start Data shown

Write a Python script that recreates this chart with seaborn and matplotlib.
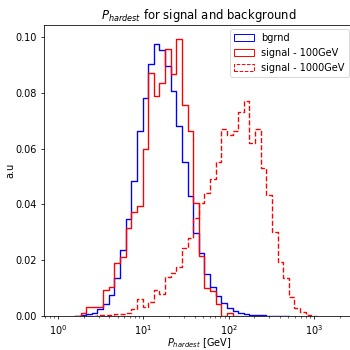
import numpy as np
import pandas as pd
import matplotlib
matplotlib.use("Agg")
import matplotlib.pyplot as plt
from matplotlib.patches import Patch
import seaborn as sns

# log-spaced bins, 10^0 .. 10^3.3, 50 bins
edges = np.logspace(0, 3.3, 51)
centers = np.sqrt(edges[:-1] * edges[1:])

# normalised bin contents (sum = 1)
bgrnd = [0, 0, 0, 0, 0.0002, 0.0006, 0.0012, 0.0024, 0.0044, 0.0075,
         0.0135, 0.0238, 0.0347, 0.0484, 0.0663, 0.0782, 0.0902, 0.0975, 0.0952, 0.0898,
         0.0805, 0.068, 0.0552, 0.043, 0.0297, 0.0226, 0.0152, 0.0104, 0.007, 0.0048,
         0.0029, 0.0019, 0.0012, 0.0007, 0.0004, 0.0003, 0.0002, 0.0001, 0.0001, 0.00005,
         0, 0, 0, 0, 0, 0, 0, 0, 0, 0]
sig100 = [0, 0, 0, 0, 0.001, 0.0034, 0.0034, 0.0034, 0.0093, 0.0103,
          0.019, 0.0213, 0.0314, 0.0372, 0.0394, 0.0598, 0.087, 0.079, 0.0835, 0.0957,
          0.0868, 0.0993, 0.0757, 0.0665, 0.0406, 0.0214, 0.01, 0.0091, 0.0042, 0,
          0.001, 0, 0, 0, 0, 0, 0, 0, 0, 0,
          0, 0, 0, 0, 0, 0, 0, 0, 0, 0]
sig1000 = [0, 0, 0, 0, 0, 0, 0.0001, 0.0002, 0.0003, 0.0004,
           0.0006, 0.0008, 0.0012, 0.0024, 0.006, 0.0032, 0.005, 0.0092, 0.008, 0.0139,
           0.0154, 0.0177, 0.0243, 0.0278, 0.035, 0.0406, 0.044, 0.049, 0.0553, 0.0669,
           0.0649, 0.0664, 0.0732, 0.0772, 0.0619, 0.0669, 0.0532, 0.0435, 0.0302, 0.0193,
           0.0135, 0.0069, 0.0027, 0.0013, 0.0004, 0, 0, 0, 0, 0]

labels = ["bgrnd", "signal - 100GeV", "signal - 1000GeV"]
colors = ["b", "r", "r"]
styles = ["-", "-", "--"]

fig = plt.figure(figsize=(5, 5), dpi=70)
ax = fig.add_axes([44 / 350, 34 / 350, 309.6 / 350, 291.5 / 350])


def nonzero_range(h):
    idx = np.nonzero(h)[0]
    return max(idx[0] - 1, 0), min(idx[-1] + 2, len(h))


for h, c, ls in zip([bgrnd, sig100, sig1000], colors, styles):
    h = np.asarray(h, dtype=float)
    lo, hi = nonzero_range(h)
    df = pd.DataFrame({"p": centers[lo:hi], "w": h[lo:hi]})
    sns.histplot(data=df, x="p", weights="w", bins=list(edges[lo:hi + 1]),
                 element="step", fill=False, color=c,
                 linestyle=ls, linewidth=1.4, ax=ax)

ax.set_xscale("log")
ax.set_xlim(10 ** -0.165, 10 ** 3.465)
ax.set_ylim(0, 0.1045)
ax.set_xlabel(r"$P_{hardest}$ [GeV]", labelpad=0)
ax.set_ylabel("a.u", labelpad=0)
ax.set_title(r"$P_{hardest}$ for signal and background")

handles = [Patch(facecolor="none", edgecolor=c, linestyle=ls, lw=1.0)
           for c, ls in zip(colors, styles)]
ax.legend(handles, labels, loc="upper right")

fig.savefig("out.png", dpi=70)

end Data shown

* What is needed *
Your task is to reproduce exactly the lines from the start of the data above through the line containing "import seaborn as sns", leaving every picture out.

* Written solution *
Write a Python script that recreates this chart with seaborn and matplotlib.
import numpy as np
import pandas as pd
import matplotlib
matplotlib.use("Agg")
import matplotlib.pyplot as plt
from matplotlib.patches import Patch
import seaborn as sns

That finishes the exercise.